Who This Book Is For

If you're analyzing deals with a single metric and making buy decisions based on cap rate alone, this book will fundamentally upgrade your analytical framework. The multi-metric approach and pro forma chapters will change how you evaluate every deal going forward.

If you're an intermediate investor ready to move past "back-of-napkin math" into proper deal analysis — spreadsheet models, sensitivity testing, IRR calculations — this is your MBA-replacement textbook. Keep it on your desk. You'll reference it for years.

If you've never analyzed a deal and aren't sure what cap rate means, start with Gallinelli's cash flow book for a gentler introduction, then graduate to this.

And if you learn by doing rather than reading, pair this book with a spreadsheet and a real listing from Zillow. Analyze it using the frameworks chapter by chapter. That's how the book is designed to be used.

The Verdict

Five stars — the first since Rental Property Investing. This earns the top rating because it fills a role no other book in the collection fills: the complete analytical reference guide.

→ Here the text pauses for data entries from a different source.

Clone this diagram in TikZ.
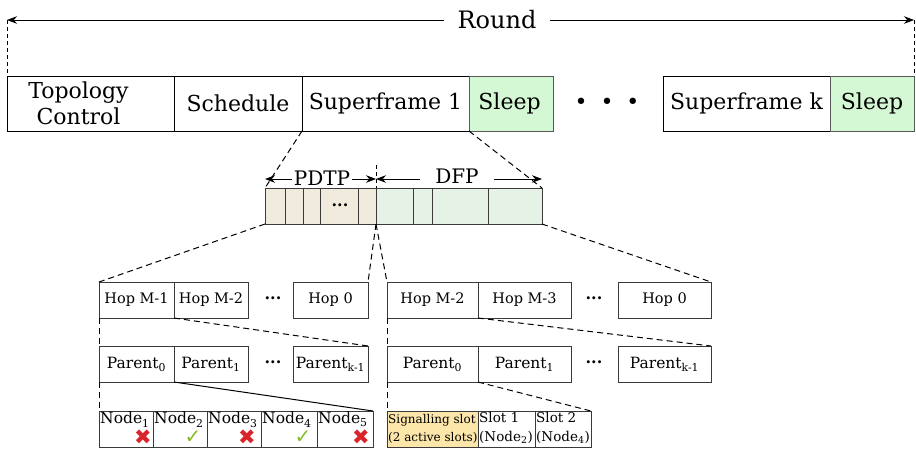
\documentclass[tikz,border=0pt]{standalone}
\usepackage{fontspec}
\setmainfont{DejaVu Serif}
\newfontfamily\symfont{DejaVu Sans}
\usetikzlibrary{arrows.meta}
\definecolor{sleepgreen}{HTML}{D4F7D4}
\definecolor{pdtpfill}{HTML}{F0EBDC}
\definecolor{dfpfill}{HTML}{E6F2E6}
\definecolor{sigfill}{HTML}{FCE6A9}
\definecolor{xred}{HTML}{D7262B}
\definecolor{okgreen}{HTML}{86BC25}
\definecolor{cellgray}{HTML}{3A3A3A}
\newcommand{\mkcell}[7]{%
  \node[#6, minimum width={#4-#2}, minimum height={#5-#3}] (#1) at ({(#2+#4)/2},{(#3+#5)/2}) {#7};}
\tikzset{
  base/.style={draw, inner sep=0pt, outer sep=0pt, line width=0.9pt},
  topcell/.style={base, draw=black, line width=0.9pt, font=\fontsize{22}{26}\selectfont, align=center},
  sleepcell/.style={topcell, fill=sleepgreen, draw=black!65},
  pcell/.style={base, draw=cellgray, fill=pdtpfill},
  dcell/.style={base, draw=cellgray, fill=dfpfill},
  hopcell/.style={base, draw=cellgray, font=\fontsize{14.5}{17}\selectfont},
  parcell/.style={base, draw=cellgray, font=\fontsize{15.5}{18}\selectfont},
  slotcell/.style={base, draw=cellgray},
  sigcell/.style={base, draw=cellgray, fill=sigfill},
  celltext/.style={anchor=north west, inner sep=0pt, font=\fontsize{15.5}{18}\selectfont},
  sigtext/.style={anchor=north west, inner sep=0pt, align=left, font=\fontsize{12}{18}\selectfont},
  slottext/.style={anchor=north west, inner sep=0pt, align=left, font=\fontsize{13.5}{19}\selectfont},
  dotstext/.style={font=\bfseries\fontsize{16}{18}\selectfont, inner sep=0pt},
  xmark/.style={text=xred, font=\symfont\fontsize{21}{21}\selectfont, inner sep=0pt},
  okmark/.style={text=okgreen, font=\symfont\fontsize{20}{20}\selectfont, inner sep=0pt},
  arr/.style={-{Stealth[length=10pt,width=7.5pt]}, line width=0.8pt},
  dsh/.style={dash pattern=on 6pt off 4pt, line width=1pt},
  dshthin/.style={dash pattern=on 4pt off 3pt, line width=0.7pt},
  solidln/.style={line width=1pt},
}
\begin{document}
\begin{tikzpicture}[x=1pt,y=-1pt]
\useasboundingbox (0,0) rectangle (916,448);

% Round
\coordinate (rl) at (7,20);
\coordinate (rr) at (914,20);
\node[font=\fontsize{24}{28}\selectfont, inner xsep=13pt, inner ysep=0pt] (round) at (497,20) {Round};
\draw[arr] (round.west) -- (rl);
\draw[arr] (round.east) -- (rr);

% top row
\mkcell{tc}{7}{76}{174}{131}{topcell}{Topology\hspace*{24pt}\\Control\hspace*{24pt}}
\mkcell{sch}{174}{76}{302}{131}{topcell}{Schedule}
\mkcell{sfa}{302}{76}{469}{131}{topcell}{Superframe 1}
\mkcell{sla}{469}{76}{553}{131}{sleepcell}{Sleep\hspace*{3pt}}
\node[font=\symfont\fontsize{22}{22}\selectfont, inner sep=0pt] (topdots) at (607,104) {•\hspace{13pt}•\hspace{13pt}•};
\mkcell{sfk}{663}{76}{830}{131}{topcell}{Superframe k}
\mkcell{slk}{830}{76}{914}{131}{sleepcell}{Sleep}

\draw[dshthin] (rl) -- (tc.north west);
\draw[dshthin] (rr) -- (slk.north east);

% middle bar
\mkcell{pa}{265}{188}{285}{224}{pcell}{}
\mkcell{pb}{285}{188}{303}{224}{pcell}{}
\mkcell{pc}{303}{188}{320}{224}{pcell}{}
\mkcell{pd}{320}{188}{358}{224}{pcell}{}
\node[dotstext] (pdots) at (340,205) {...};
\mkcell{pe}{358}{188}{376}{224}{pcell}{}
\mkcell{da}{376}{188}{413}{224}{dcell}{}
\mkcell{db}{413}{188}{432}{224}{dcell}{}
\mkcell{dc}{432}{188}{488}{224}{dcell}{}
\mkcell{dd}{488}{188}{542}{224}{dcell}{}

\draw[dsh] (sfa.south west) -- (pa.north west);
\draw[dsh] (sfa.south east) -- (dd.north east);

% PDTP / DFP arrows
\coordinate (pl) at (265,179);
\coordinate (pr) at (376,179);
\coordinate (dl) at (376,179);
\coordinate (dr) at (542,179);
\node[font=\fontsize{20}{24}\selectfont, inner xsep=2pt, inner ysep=0pt] (pdtp) at (322,178) {PDTP};
\node[font=\fontsize{20}{24}\selectfont, inner xsep=15pt, inner ysep=0pt] (dfp) at (457,176) {DFP};
\draw[arr] (pdtp.west |- pl) -- (pl);
\draw[arr] (pdtp.east |- pl) -- (pr);
\draw[arr] (dfp.west |- dl) -- (dl);
\draw[arr] (dfp.east |- dl) -- (dr);
\coordinate (tick) at (376,165);
\draw[dshthin] (tick) -- (pe.north east);

% hop rows
\mkcell{hla}{99}{282}{174}{318}{hopcell}{Hop M-1}
\mkcell{hlb}{174}{282}{248}{318}{hopcell}{Hop M-2}
\node[dotstext] (hldots) at (273,298) {...};
\mkcell{hlz}{293}{282}{368}{318}{hopcell}{Hop 0}
\mkcell{hra}{387}{282}{478}{318}{hopcell}{Hop M-2}
\mkcell{hrb}{478}{282}{571}{318}{hopcell}{Hop M-3}
\node[dotstext] (hrdots) at (594,298) {...};
\mkcell{hrz}{618}{282}{711}{318}{hopcell}{Hop 0}

\draw[dsh] (pa.south west) -- (hla.north west);
\draw[dsh] (pe.south east) -- (hlz.north east);
\draw[dsh] (da.south west) -- (hra.north west);
\draw[dsh] (dd.south east) -- (hrz.north east);

% parent rows
\mkcell{pla}{99}{346}{174}{382}{parcell}{Parent\textsubscript{0}}
\mkcell{plb}{174}{346}{248}{382}{parcell}{Parent\textsubscript{1}}
\node[dotstext] (pldots) at (273,362) {...};
\mkcell{plk}{293}{346}{368}{382}{parcell}{Parent\textsubscript{k-1}}
\mkcell{pra}{387}{346}{478}{382}{parcell}{Parent\textsubscript{0}}
\mkcell{prb}{478}{346}{571}{382}{parcell}{Parent\textsubscript{1}}
\node[dotstext] (prdots) at (594,362) {...};
\mkcell{prk}{618}{346}{711}{382}{parcell}{Parent\textsubscript{k-1}}

\draw[dsh] (hla.south west) -- (pla.north west);
\draw[dsh] (hlb.south west) -- (plk.north east);
\draw[dsh] (hra.south west) -- (pra.north west);
\draw[dsh] (hrb.south west) -- (prk.north east);

% node row (left)
\mkcell{na}{99}{411}{153}{447}{slotcell}{}
\mkcell{nb}{153}{411}{207}{447}{slotcell}{}
\mkcell{nc}{207}{411}{261}{447}{slotcell}{}
\mkcell{nd}{261}{411}{317}{447}{slotcell}{}
\mkcell{ne}{317}{411}{373}{447}{slotcell}{}
\node[celltext] (nat) at ([shift={(1,1)}]na.north west) {Node\textsubscript{1}};
\node[celltext] (nbt) at ([shift={(1,1)}]nb.north west) {Node\textsubscript{2}};
\node[celltext] (nct) at ([shift={(1,1)}]nc.north west) {Node\textsubscript{3}};
\node[celltext] (ndt) at ([shift={(1,1)}]nd.north west) {Node\textsubscript{4}};
\node[celltext] (net) at ([shift={(1,1)}]ne.north west) {Node\textsubscript{5}};
\node[xmark] (nam) at ([shift={(-10,-10)}]na.south east) {✖};
\node[okmark] (nbm) at ([shift={(-14,-10)}]nb.south east) {✓};
\node[xmark] (ncm) at ([shift={(-14,-10)}]nc.south east) {✖};
\node[okmark] (ndm) at ([shift={(-14,-10)}]nd.south east) {✓};
\node[xmark] (nem) at ([shift={(-12,-10)}]ne.south east) {✖};

\draw[dsh] (pla.south west) -- (na.north west);
\draw[solidln] (plb.south west) -- (ne.north east);

% slot row (right)
\mkcell{sa}{387}{411}{478}{447}{sigcell}{}
\mkcell{sb}{478}{411}{535}{447}{slotcell}{}
\mkcell{sc}{535}{411}{591}{447}{slotcell}{}
\node[sigtext] (sat) at ([shift={(1,3)}]sa.north west) {Signalling slot\\(2 active slots)};
\node[slottext] (sbt) at ([shift={(1,1)}]sb.north west) {Slot 1\\(Node\textsubscript{2})};
\node[slottext] (sct) at ([shift={(1,1)}]sc.north west) {Slot 2\\(Node\textsubscript{4})};

\draw[dsh] (pra.south west) -- (sa.north west);
\draw[dsh] (prb.south west) -- (sc.north east);
\end{tikzpicture}
\end{document}
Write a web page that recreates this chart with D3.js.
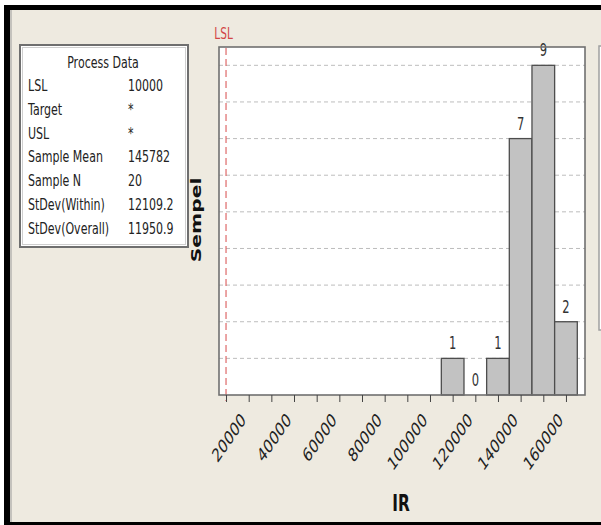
<!DOCTYPE html>
<html>
<head>
<meta charset="utf-8">
<script src="https://cdn.jsdelivr.net/npm/d3@7"></script>
<style>
  html, body { margin: 0; padding: 0; background: #ffffff; }
  svg { display: block; }
</style>
</head>
<body>
<svg id="chart" width="601" height="525"></svg>
<script>
// Capability histogram of IR with the process data summary.
const binStarts = [105000, 115000, 125000, 135000, 145000, 155000];
const binWidth = 10000;
const counts = [1, 0, 1, 7, 9, 2];
const tickValues = [10000, 20000, 30000, 40000, 50000, 60000, 70000, 80000,
                    90000, 100000, 110000, 120000, 130000, 140000, 150000, 160000];
const tickLabels = [20000, 40000, 60000, 80000, 100000, 120000, 140000, 160000];
const gridCounts = [1, 2, 3, 4, 5, 6, 7, 8, 9];
const lsl = 10000;
const processLabels = ["LSL", "Target", "USL", "Sample Mean", "Sample N", "StDev(Within)", "StDev(Overall)"];
const processValues = ["10000", "*", "*", "145782", "20", "12109.2", "11950.9"];

const svg = d3.select("#chart");
const FONT = "'DejaVu Sans', Verdana, sans-serif";
const SX = 0.96, SY = 1.45;

// plot frame
const frame = { left: 219, right: 585, top: 47, bottom: 395 };

const x = d3.scaleLinear().domain([6900, 168400]).range([frame.left, frame.right]);
const y = d3.scaleLinear().domain([0, 9.5]).range([frame.bottom, frame.top]);

// page background and window border
svg.append("rect").attr("x", 0).attr("y", 0).attr("width", 601).attr("height", 525).attr("fill", "#ffffff");
svg.append("rect").attr("x", 10).attr("y", 10).attr("width", 591).attr("height", 512).attr("fill", "#eeeae0");
svg.append("rect").attr("x", 4).attr("y", 5).attr("width", 597).attr("height", 5).attr("fill", "#000");
svg.append("rect").attr("x", 4).attr("y", 5).attr("width", 6).attr("height", 520).attr("fill", "#000");
svg.append("rect").attr("x", 4).attr("y", 522).attr("width", 597).attr("height", 3).attr("fill", "#000");
svg.append("line").attr("x1", 11).attr("x2", 11).attr("y1", 10).attr("y2", 522).attr("stroke", "#9a9a9a").attr("stroke-width", 1);

// edge of the neighbouring panel on the right
svg.append("rect").attr("x", 599).attr("y", 46).attr("width", 10).attr("height", 284)
  .attr("fill", "#ffffff").attr("stroke", "#a0a0a0").attr("stroke-width", 1.5);

// stretched text helper
function stext(parent, tx, ty, str, opts) {
  const o = Object.assign({ size: 11.5, weight: "normal", anchor: "start", fill: "#222", rotate: 0, sx: SX, sy: SY }, opts || {});
  const g = parent.append("g")
    .attr("transform", `translate(${tx},${ty}) scale(${o.sx},${o.sy})` + (o.rotate ? ` rotate(${o.rotate})` : ""));
  g.append("text")
    .attr("x", 0).attr("y", 0)
    .attr("font-family", FONT)
    .attr("font-size", o.size)
    .attr("font-weight", o.weight)
    .attr("text-anchor", o.anchor)
    .attr("fill", o.fill)
    .text(str);
  return g;
}

// Process Data box
const box = svg.append("g");
box.append("rect").attr("x", 20).attr("y", 45).attr("width", 168).attr("height", 202)
  .attr("fill", "#ffffff").attr("stroke", "#6f6f6f").attr("stroke-width", 2);
box.append("rect").attr("x", 22.5).attr("y", 47.5).attr("width", 163).attr("height", 197)
  .attr("fill", "none").attr("stroke", "#cfcfcf").attr("stroke-width", 1);
stext(box, 103, 68, "Process Data", { anchor: "middle" });
processLabels.forEach((lab, i) => {
  const by = 91 + i * 23.8;
  stext(box, 28, by, lab);
  stext(box, 128, by, processValues[i]);
});

// plot area
svg.append("rect").attr("x", frame.left).attr("y", frame.top)
  .attr("width", frame.right - frame.left).attr("height", frame.bottom - frame.top)
  .attr("fill", "#ffffff");

// horizontal dashed grid
svg.append("g").selectAll("line").data(gridCounts).join("line")
  .attr("x1", frame.left).attr("x2", frame.right)
  .attr("y1", d => y(d)).attr("y2", d => y(d))
  .attr("stroke", "#bdbdbd").attr("stroke-width", 1).attr("stroke-dasharray", "4,3");

// histogram bars
const bars = binStarts.map((s, i) => ({ start: s, count: counts[i] }));
svg.append("g").selectAll("rect").data(bars.filter(d => d.count > 0)).join("rect")
  .attr("x", d => x(d.start))
  .attr("y", d => y(d.count))
  .attr("width", d => x(d.start + binWidth) - x(d.start))
  .attr("height", d => y(0) - y(d.count))
  .attr("fill", "#c2c2c2").attr("stroke", "#4d4d4d").attr("stroke-width", 1.3);

// count labels
const labelG = svg.append("g");
bars.forEach(d => {
  stext(labelG, x(d.start + binWidth / 2), y(d.count) - 9, String(d.count),
    { size: 12, anchor: "middle", fill: "#333" });
});

// LSL reference line
svg.append("line")
  .attr("x1", x(lsl)).attr("x2", x(lsl))
  .attr("y1", frame.top + 1).attr("y2", frame.bottom + 6)
  .attr("stroke", "#de6a6a").attr("stroke-width", 1.2).attr("stroke-dasharray", "7,4");
stext(svg, x(lsl) - 2.5, 39, "LSL", { size: 11, anchor: "middle", fill: "#d24545" });

// frame border
svg.append("rect").attr("x", frame.left).attr("y", frame.top)
  .attr("width", frame.right - frame.left).attr("height", frame.bottom - frame.top)
  .attr("fill", "none").attr("stroke", "#707070").attr("stroke-width", 1.6);

// x axis ticks and labels
const xAxis = d3.axisBottom(x).tickValues(tickValues).tickSize(7).tickFormat("");
const axG = svg.append("g").attr("transform", `translate(0,${frame.bottom})`).call(xAxis);
axG.select(".domain").remove();
axG.selectAll(".tick line").attr("stroke", "#444").attr("stroke-width", 1);

const tlG = svg.append("g");
tickLabels.forEach(v => {
  stext(tlG, x(v) - 2, 421, String(v), { size: 13, anchor: "end", fill: "#222", rotate: -45, sx: 1, sy: SY });
});

// axis titles
stext(svg, 201, 220, "Sempel", { size: 14, weight: "bold", anchor: "middle", rotate: -90, sx: 1, sy: SY, fill: "#111" });
stext(svg, 401, 511, "IR", { size: 16, weight: "bold", anchor: "middle", sx: SX, sy: 1.4, fill: "#111" });
</script>
</body>
</html>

Every other book teaches you what to do. This book teaches you how to know if doing it makes financial sense. BRRRR teaches the strategy. Gallinelli teaches cash flow. Scott and Meyer teach you the entire mathematical framework that makes every other strategy measurable.

The PRIME profile confirms its unique position: Research (5/5) — the only book to earn a perfect score in that phase. The other scores reflect scope, not quality. You don't buy a calculator to hammer nails.

Put this on your desk next to your laptop. Open it every time you're analyzing a deal. The formulas don't change. The math doesn't lie. And the investors who do the math outperform the ones who don't — every time.